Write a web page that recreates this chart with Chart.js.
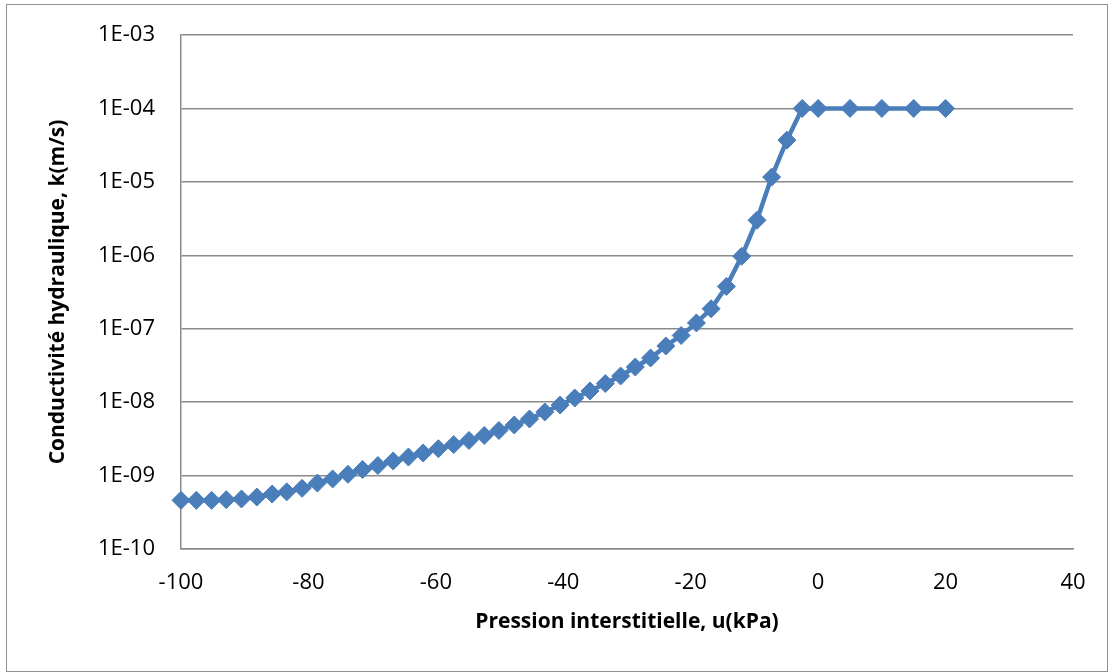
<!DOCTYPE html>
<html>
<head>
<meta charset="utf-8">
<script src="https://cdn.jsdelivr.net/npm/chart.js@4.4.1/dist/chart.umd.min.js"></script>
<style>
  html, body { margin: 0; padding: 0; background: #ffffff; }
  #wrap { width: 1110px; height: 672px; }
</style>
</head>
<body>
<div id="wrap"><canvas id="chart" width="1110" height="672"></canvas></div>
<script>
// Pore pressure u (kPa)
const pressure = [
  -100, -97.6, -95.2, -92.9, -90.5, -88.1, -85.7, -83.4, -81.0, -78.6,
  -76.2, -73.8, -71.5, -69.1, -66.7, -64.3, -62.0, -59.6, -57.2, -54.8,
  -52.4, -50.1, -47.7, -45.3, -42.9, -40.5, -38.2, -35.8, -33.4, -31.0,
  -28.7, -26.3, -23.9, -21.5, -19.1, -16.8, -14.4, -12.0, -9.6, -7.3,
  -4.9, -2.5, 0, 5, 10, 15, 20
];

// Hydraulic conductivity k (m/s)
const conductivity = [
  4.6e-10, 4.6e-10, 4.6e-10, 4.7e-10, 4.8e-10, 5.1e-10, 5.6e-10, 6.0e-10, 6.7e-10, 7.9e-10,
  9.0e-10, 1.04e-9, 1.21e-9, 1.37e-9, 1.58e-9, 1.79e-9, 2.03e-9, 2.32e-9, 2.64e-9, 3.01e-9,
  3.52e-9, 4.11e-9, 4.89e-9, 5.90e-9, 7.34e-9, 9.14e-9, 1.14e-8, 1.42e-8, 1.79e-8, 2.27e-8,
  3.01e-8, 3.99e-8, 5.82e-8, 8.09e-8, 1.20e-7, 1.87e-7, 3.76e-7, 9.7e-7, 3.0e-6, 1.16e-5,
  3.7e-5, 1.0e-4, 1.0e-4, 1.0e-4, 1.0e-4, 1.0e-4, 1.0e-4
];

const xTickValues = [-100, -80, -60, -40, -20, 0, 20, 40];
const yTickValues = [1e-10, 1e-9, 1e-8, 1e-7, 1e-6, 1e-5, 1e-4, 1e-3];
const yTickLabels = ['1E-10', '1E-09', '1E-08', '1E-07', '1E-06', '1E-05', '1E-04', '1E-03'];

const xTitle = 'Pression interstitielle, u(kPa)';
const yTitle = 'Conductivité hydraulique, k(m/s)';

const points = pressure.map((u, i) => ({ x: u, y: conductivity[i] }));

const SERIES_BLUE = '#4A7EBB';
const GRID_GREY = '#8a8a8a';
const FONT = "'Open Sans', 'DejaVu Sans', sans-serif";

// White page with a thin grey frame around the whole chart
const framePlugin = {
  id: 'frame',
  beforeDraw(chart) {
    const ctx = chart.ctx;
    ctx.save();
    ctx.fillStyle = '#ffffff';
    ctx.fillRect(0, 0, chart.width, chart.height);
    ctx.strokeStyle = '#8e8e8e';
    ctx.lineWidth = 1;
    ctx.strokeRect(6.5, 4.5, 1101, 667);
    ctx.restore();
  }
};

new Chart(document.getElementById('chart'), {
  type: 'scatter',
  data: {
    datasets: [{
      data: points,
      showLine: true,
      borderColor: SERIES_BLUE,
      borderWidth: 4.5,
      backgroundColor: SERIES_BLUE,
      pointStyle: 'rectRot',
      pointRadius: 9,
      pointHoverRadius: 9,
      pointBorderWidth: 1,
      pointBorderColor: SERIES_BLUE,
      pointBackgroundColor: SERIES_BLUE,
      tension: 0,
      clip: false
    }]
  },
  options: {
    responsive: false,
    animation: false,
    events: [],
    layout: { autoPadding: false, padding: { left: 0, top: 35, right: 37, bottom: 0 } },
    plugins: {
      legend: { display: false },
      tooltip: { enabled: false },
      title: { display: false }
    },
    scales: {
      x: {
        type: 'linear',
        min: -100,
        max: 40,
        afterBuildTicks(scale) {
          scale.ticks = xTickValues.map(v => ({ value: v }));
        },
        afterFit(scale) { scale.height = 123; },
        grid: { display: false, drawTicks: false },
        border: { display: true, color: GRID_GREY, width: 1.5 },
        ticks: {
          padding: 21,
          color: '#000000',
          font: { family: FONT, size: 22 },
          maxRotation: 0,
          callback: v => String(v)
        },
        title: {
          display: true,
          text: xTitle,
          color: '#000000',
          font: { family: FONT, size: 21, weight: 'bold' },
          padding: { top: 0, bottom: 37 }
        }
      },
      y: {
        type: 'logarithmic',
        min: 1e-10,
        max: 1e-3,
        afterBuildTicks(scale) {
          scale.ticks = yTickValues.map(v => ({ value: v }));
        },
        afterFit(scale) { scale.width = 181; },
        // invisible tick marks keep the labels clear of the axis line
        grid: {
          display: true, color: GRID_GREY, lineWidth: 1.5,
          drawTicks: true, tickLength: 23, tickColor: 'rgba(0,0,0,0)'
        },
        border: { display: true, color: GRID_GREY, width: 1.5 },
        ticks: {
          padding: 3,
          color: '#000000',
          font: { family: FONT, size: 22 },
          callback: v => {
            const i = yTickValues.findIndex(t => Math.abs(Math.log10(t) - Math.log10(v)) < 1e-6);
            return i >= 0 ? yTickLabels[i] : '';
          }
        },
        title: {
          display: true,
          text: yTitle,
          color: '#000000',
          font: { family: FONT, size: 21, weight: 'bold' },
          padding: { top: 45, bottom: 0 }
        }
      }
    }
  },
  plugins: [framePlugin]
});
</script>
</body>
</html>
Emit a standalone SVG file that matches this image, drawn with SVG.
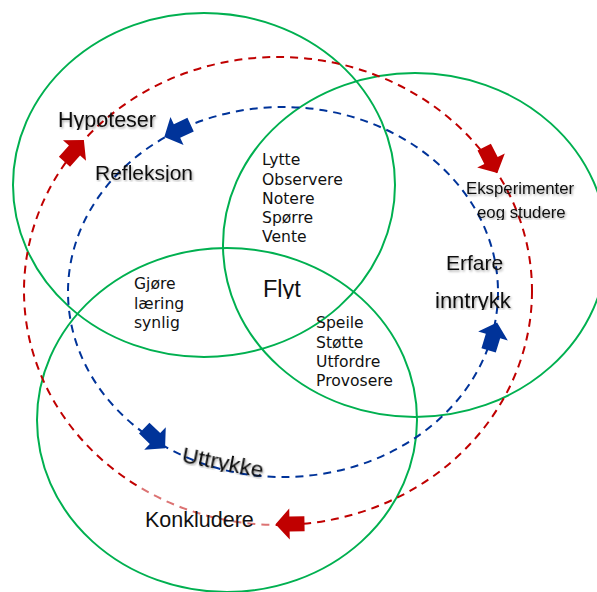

________________________________________

#### AIM:
From the material above, reproduce everything verbatim except the pictures.

#### EXERCISE OUTPUT:
Write a web page that recreates this chart with Chart.js.
<!DOCTYPE html>
<html>
<head>
<meta charset="utf-8">
<script src="https://cdn.jsdelivr.net/npm/chart.js@4.4.1/dist/chart.umd.min.js"></script>
<style>
  html, body { margin: 0; padding: 0; background: #ffffff; }
  #wrap { width: 1110px; height: 672px; }
</style>
</head>
<body>
<div id="wrap"><canvas id="chart" width="1110" height="672"></canvas></div>
<script>
// Pore pressure u (kPa)
const pressure = [
  -100, -97.6, -95.2, -92.9, -90.5, -88.1, -85.7, -83.4, -81.0, -78.6,
  -76.2, -73.8, -71.5, -69.1, -66.7, -64.3, -62.0, -59.6, -57.2, -54.8,
  -52.4, -50.1, -47.7, -45.3, -42.9, -40.5, -38.2, -35.8, -33.4, -31.0,
  -28.7, -26.3, -23.9, -21.5, -19.1, -16.8, -14.4, -12.0, -9.6, -7.3,
  -4.9, -2.5, 0, 5, 10, 15, 20
];

// Hydraulic conductivity k (m/s)
const conductivity = [
  4.6e-10, 4.6e-10, 4.6e-10, 4.7e-10, 4.8e-10, 5.1e-10, 5.6e-10, 6.0e-10, 6.7e-10, 7.9e-10,
  9.0e-10, 1.04e-9, 1.21e-9, 1.37e-9, 1.58e-9, 1.79e-9, 2.03e-9, 2.32e-9, 2.64e-9, 3.01e-9,
  3.52e-9, 4.11e-9, 4.89e-9, 5.90e-9, 7.34e-9, 9.14e-9, 1.14e-8, 1.42e-8, 1.79e-8, 2.27e-8,
  3.01e-8, 3.99e-8, 5.82e-8, 8.09e-8, 1.20e-7, 1.87e-7, 3.76e-7, 9.7e-7, 3.0e-6, 1.16e-5,
  3.7e-5, 1.0e-4, 1.0e-4, 1.0e-4, 1.0e-4, 1.0e-4, 1.0e-4
];

const xTickValues = [-100, -80, -60, -40, -20, 0, 20, 40];
const yTickValues = [1e-10, 1e-9, 1e-8, 1e-7, 1e-6, 1e-5, 1e-4, 1e-3];
const yTickLabels = ['1E-10', '1E-09', '1E-08', '1E-07', '1E-06', '1E-05', '1E-04', '1E-03'];

const xTitle = 'Pression interstitielle, u(kPa)';
const yTitle = 'Conductivité hydraulique, k(m/s)';

const points = pressure.map((u, i) => ({ x: u, y: conductivity[i] }));

const SERIES_BLUE = '#4A7EBB';
const GRID_GREY = '#8a8a8a';
const FONT = "'Open Sans', 'DejaVu Sans', sans-serif";

// White page with a thin grey frame around the whole chart
const framePlugin = {
  id: 'frame',
  beforeDraw(chart) {
    const ctx = chart.ctx;
    ctx.save();
    ctx.fillStyle = '#ffffff';
    ctx.fillRect(0, 0, chart.width, chart.height);
    ctx.strokeStyle = '#8e8e8e';
    ctx.lineWidth = 1;
    ctx.strokeRect(6.5, 4.5, 1101, 667);
    ctx.restore();
  }
};

new Chart(document.getElementById('chart'), {
  type: 'scatter',
  data: {
    datasets: [{
      data: points,
      showLine: true,
      borderColor: SERIES_BLUE,
      borderWidth: 4.5,
      backgroundColor: SERIES_BLUE,
      pointStyle: 'rectRot',
      pointRadius: 9,
      pointHoverRadius: 9,
      pointBorderWidth: 1,
      pointBorderColor: SERIES_BLUE,
      pointBackgroundColor: SERIES_BLUE,
      tension: 0,
      clip: false
    }]
  },
  options: {
    responsive: false,
    animation: false,
    events: [],
    layout: { autoPadding: false, padding: { left: 0, top: 35, right: 37, bottom: 0 } },
    plugins: {
      legend: { display: false },
      tooltip: { enabled: false },
      title: { display: false }
    },
    scales: {
      x: {
        type: 'linear',
        min: -100,
        max: 40,
        afterBuildTicks(scale) {
          scale.ticks = xTickValues.map(v => ({ value: v }));
        },
        afterFit(scale) { scale.height = 123; },
        grid: { display: false, drawTicks: false },
        border: { display: true, color: GRID_GREY, width: 1.5 },
        ticks: {
          padding: 21,
          color: '#000000',
          font: { family: FONT, size: 22 },
          maxRotation: 0,
          callback: v => String(v)
        },
        title: {
          display: true,
          text: xTitle,
          color: '#000000',
          font: { family: FONT, size: 21, weight: 'bold' },
          padding: { top: 0, bottom: 37 }
        }
      },
      y: {
        type: 'logarithmic',
        min: 1e-10,
        max: 1e-3,
        afterBuildTicks(scale) {
          scale.ticks = yTickValues.map(v => ({ value: v }));
        },
        afterFit(scale) { scale.width = 181; },
        // invisible tick marks keep the labels clear of the axis line
        grid: {
          display: true, color: GRID_GREY, lineWidth: 1.5,
          drawTicks: true, tickLength: 23, tickColor: 'rgba(0,0,0,0)'
        },
        border: { display: true, color: GRID_GREY, width: 1.5 },
        ticks: {
          padding: 3,
          color: '#000000',
          font: { family: FONT, size: 22 },
          callback: v => {
            const i = yTickValues.findIndex(t => Math.abs(Math.log10(t) - Math.log10(v)) < 1e-6);
            return i >= 0 ? yTickLabels[i] : '';
          }
        },
        title: {
          display: true,
          text: yTitle,
          color: '#000000',
          font: { family: FONT, size: 21, weight: 'bold' },
          padding: { top: 45, bottom: 0 }
        }
      }
    }
  },
  plugins: [framePlugin]
});
</script>
</body>
</html>
Emit a standalone SVG file that matches this image, drawn with SVG.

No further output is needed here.